Rambus’ Suresh Andani has written a detailed Semiconductor Engineering article that explores how PCIe 5 can effectively accelerate AI and ML applications. According to Andani, the rapid adoption of sophisticated artificial intelligence/machine learning (AI/ML) applications and the shift to cloud-based workloads has significantly increased network traffic in recent years. However, the paradigm of virtualization can no longer keep up with the AI/ML applications and cloud-based workloads that are quickly outpacing server compute capacity.
“AI workloads – including machine learning and deep learning – require a new generation of computing architectures,” he explains. “This is because AI applications generate, move and process massive amounts of data at real time speeds. For example, a smart car generates around 4TB of data per day, while AI and ML training model sizes continue to double approximately every 3-4 months.”
As Andani notes, AI applications across multiple verticals are demanding significant amounts of memory bandwidth to support the processing of extremely large data sets. Moreover, unlike traditional multi-level caching architectures, AI applications require direct and fast access to memory.
“Additional characteristics and requirements of AI-specific applications include parallel computing, low-precision computing and empirical analysis assumption,” he explains. “AI/ML workloads are [also] extremely compute intensive – and they are shifting system architecture from traditional CPU-based computing towards more heterogenous/distributed computing.”
Looking beyond AI/ML applications, says Andani, the conventional data center paradigm is evolving due to the ongoing shift to cloud computing.
“Enterprise workloads are moving to the cloud: 45% were cloud-based in 2017, while over 60% were cloud-based in 2019. As such, data centers are leveraging hyperscale computing and networking to meet the needs of cloud-based workloads,” he elaborates. “Because the economies of scale are driven by increasing the bandwidth per physical unit of space, this new cloud-based model (along with AI/ML applications) is accelerating the adoption of higher speed networking protocols that double in speed approximately every two years: 100GbE ->200GbE-> 400GbE->800GbE.”
The steady march towards 400GbE cloud networking and the evolution of sophisticated AI/ML workloads is pushing the need for doubling the PCIe bandwidth every two years to effectively move data between compute nodes.
“PCIe5 – with an aggregate link bandwidth of 128GB/s in a x16 configuration – addresses these demands without ‘boiling the ocean’ as it is built on the proven PCIe framework,” he explains. “Essentially, the PCIe interface is the backbone that moves high-bandwidth data between various compute nodes (CPUs, GPUs, FPGAs, custom-build ASIC accelerators) in a heterogenous compute setup.”
For system designers, says Andani, significant signal integrity experience is required to support the latest networking protocols like 400GbE.
“The performance of SoCs is contingent upon how fast data can be moved in, out and between other components.

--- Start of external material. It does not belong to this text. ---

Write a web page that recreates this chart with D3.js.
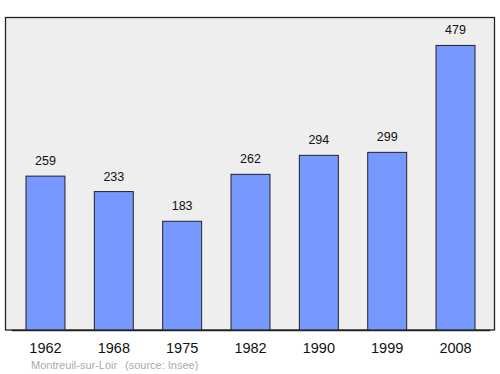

Because the physical size of SoCs remain approximately constant, bandwidth increases are primarily achieved by increasing the speed (data rate) of data per pin. Issues related to higher speeds – such as loss, cross talk and reflections – all become more pronounced as data rates increase,” he adds.
As Andani emphasizes, significant increases in speed are required to support AI/ML applications such as massive training models and real-time inference.
“This means that all supporting technologies – such as CPU, memory access bandwidth and interface speeds – need to double every 1-2 years. PCIe 5.0, the latest PCIe standard, represents a doubling over PCIe 4.0: 32GT/s vs. 16GT/s, with a x16 link bandwidth of 128 GBps.”
To effectively meet the demands of AI/ML applications and cloud-based workloads, says Andani, a PCIe 5.0 interface should be a comprehensive solution built on an advanced process node such as 7nm (FINFET). In addition, the solution should comprise a co-verified PHY and digital controller. As well, the PCIe 5.0 interface should support Compute Express Link (CXL) connectivity between host processor and workload accelerators for heterogenous computing.
“The introduction of CXL (which uses the same transport layer as PCIe5) provides high-performance computing (HPC) and AI/ML system designers with a low-latency cache- coherent interconnect to virtually unify the system memory across various compute nodes,” he elaborates.
Additional key features and capabilities should include:
- 32 GT/s bandwidth per lane with 128 GB/s bandwidth in x16 configuration
- Backward compatibility to PCIe 4.0, 3.0 and 2.0
- Advanced multi-tap transceiver and receiver equalization to compensate for more than 36dB of insertion loss
“PCIe 5.0, the latest PCIe standard, represents a doubling over PCIe 4.0: 32GT/s vs. 16GT/s, with an aggregate x16 link bandwidth of 128 GBps. At these speeds, it is important for systems designers to have significant signal integrity experience to prevent loss, crosstalk and reflections,” Andani concludes.